▸ Information shown

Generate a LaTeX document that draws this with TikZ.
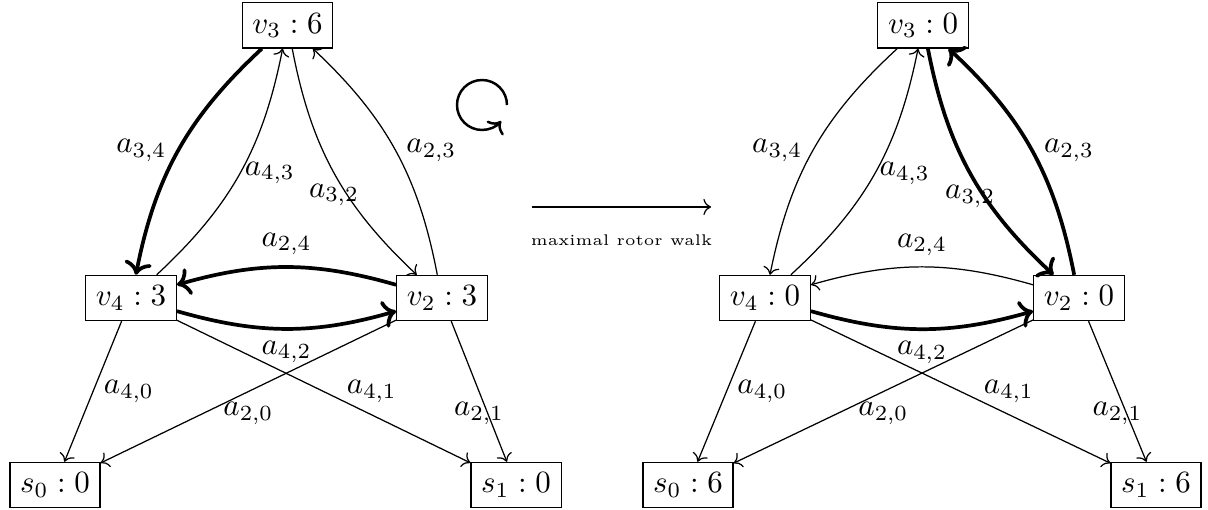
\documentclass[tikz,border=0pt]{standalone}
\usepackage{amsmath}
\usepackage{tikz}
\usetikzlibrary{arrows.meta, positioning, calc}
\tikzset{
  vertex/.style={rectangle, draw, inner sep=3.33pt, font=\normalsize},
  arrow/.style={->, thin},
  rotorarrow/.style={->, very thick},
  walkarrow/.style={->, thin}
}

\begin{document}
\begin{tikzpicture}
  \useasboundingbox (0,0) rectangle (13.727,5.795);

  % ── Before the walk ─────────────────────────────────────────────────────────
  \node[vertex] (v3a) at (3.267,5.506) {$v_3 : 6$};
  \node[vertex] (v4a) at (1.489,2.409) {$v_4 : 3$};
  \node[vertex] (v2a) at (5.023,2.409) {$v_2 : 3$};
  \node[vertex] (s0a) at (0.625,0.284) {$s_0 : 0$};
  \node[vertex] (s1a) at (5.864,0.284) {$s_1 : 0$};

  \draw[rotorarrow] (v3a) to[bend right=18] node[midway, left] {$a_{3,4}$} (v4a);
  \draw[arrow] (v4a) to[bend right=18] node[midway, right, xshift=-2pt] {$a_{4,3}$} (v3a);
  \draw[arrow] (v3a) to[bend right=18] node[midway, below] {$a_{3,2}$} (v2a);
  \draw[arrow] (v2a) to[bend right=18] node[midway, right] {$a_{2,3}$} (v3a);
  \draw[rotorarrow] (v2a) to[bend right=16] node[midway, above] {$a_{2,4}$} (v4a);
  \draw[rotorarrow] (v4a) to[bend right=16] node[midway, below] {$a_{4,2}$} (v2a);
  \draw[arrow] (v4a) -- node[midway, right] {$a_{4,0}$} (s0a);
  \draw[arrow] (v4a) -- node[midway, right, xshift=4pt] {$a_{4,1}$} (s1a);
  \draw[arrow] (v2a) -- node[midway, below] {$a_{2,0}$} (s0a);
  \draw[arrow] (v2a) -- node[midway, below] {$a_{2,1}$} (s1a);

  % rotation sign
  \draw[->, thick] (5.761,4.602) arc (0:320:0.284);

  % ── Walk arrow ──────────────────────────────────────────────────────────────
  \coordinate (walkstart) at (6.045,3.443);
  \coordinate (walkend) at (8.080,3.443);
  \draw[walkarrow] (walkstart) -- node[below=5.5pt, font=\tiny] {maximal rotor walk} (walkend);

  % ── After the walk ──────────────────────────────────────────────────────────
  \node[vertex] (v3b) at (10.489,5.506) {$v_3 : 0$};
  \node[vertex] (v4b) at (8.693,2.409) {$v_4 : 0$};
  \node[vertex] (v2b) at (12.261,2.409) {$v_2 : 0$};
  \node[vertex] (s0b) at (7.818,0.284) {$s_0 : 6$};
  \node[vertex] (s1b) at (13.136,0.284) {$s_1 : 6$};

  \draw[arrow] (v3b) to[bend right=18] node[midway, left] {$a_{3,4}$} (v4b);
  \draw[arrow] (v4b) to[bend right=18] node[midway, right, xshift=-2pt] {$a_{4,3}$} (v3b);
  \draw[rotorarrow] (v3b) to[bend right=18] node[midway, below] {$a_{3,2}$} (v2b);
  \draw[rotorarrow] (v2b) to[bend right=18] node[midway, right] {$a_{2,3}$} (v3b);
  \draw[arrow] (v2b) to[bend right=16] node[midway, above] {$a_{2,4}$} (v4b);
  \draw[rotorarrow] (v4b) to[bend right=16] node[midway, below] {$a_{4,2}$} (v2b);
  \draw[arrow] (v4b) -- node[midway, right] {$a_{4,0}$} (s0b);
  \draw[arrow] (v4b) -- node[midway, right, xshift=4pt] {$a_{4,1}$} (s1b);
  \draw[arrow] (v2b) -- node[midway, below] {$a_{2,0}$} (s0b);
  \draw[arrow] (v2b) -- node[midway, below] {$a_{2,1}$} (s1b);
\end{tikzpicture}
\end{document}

▸ Task details
Except for the pictures, print the data above exactly.

▸ Result
Generate a LaTeX document that draws this with TikZ.
\documentclass[tikz,border=0pt]{standalone}
\usepackage{amsmath}
\usepackage{tikz}
\usetikzlibrary{arrows.meta, positioning, calc}
\tikzset{
  vertex/.style={rectangle, draw, inner sep=3.33pt, font=\normalsize},
  arrow/.style={->, thin},
  rotorarrow/.style={->, very thick},
  walkarrow/.style={->, thin}
}

\begin{document}
\begin{tikzpicture}
  \useasboundingbox (0,0) rectangle (13.727,5.795);

  % ── Before the walk ─────────────────────────────────────────────────────────
  \node[vertex] (v3a) at (3.267,5.506) {$v_3 : 6$};
  \node[vertex] (v4a) at (1.489,2.409) {$v_4 : 3$};
  \node[vertex] (v2a) at (5.023,2.409) {$v_2 : 3$};
  \node[vertex] (s0a) at (0.625,0.284) {$s_0 : 0$};
  \node[vertex] (s1a) at (5.864,0.284) {$s_1 : 0$};

  \draw[rotorarrow] (v3a) to[bend right=18] node[midway, left] {$a_{3,4}$} (v4a);
  \draw[arrow] (v4a) to[bend right=18] node[midway, right, xshift=-2pt] {$a_{4,3}$} (v3a);
  \draw[arrow] (v3a) to[bend right=18] node[midway, below] {$a_{3,2}$} (v2a);
  \draw[arrow] (v2a) to[bend right=18] node[midway, right] {$a_{2,3}$} (v3a);
  \draw[rotorarrow] (v2a) to[bend right=16] node[midway, above] {$a_{2,4}$} (v4a);
  \draw[rotorarrow] (v4a) to[bend right=16] node[midway, below] {$a_{4,2}$} (v2a);
  \draw[arrow] (v4a) -- node[midway, right] {$a_{4,0}$} (s0a);
  \draw[arrow] (v4a) -- node[midway, right, xshift=4pt] {$a_{4,1}$} (s1a);
  \draw[arrow] (v2a) -- node[midway, below] {$a_{2,0}$} (s0a);
  \draw[arrow] (v2a) -- node[midway, below] {$a_{2,1}$} (s1a);

  % rotation sign
  \draw[->, thick] (5.761,4.602) arc (0:320:0.284);

  % ── Walk arrow ──────────────────────────────────────────────────────────────
  \coordinate (walkstart) at (6.045,3.443);
  \coordinate (walkend) at (8.080,3.443);
  \draw[walkarrow] (walkstart) -- node[below=5.5pt, font=\tiny] {maximal rotor walk} (walkend);

  % ── After the walk ──────────────────────────────────────────────────────────
  \node[vertex] (v3b) at (10.489,5.506) {$v_3 : 0$};
  \node[vertex] (v4b) at (8.693,2.409) {$v_4 : 0$};
  \node[vertex] (v2b) at (12.261,2.409) {$v_2 : 0$};
  \node[vertex] (s0b) at (7.818,0.284) {$s_0 : 6$};
  \node[vertex] (s1b) at (13.136,0.284) {$s_1 : 6$};

  \draw[arrow] (v3b) to[bend right=18] node[midway, left] {$a_{3,4}$} (v4b);
  \draw[arrow] (v4b) to[bend right=18] node[midway, right, xshift=-2pt] {$a_{4,3}$} (v3b);
  \draw[rotorarrow] (v3b) to[bend right=18] node[midway, below] {$a_{3,2}$} (v2b);
  \draw[rotorarrow] (v2b) to[bend right=18] node[midway, right] {$a_{2,3}$} (v3b);
  \draw[arrow] (v2b) to[bend right=16] node[midway, above] {$a_{2,4}$} (v4b);
  \draw[rotorarrow] (v4b) to[bend right=16] node[midway, below] {$a_{4,2}$} (v2b);
  \draw[arrow] (v4b) -- node[midway, right] {$a_{4,0}$} (s0b);
  \draw[arrow] (v4b) -- node[midway, right, xshift=4pt] {$a_{4,1}$} (s1b);
  \draw[arrow] (v2b) -- node[midway, below] {$a_{2,0}$} (s0b);
  \draw[arrow] (v2b) -- node[midway, below] {$a_{2,1}$} (s1b);
\end{tikzpicture}
\end{document}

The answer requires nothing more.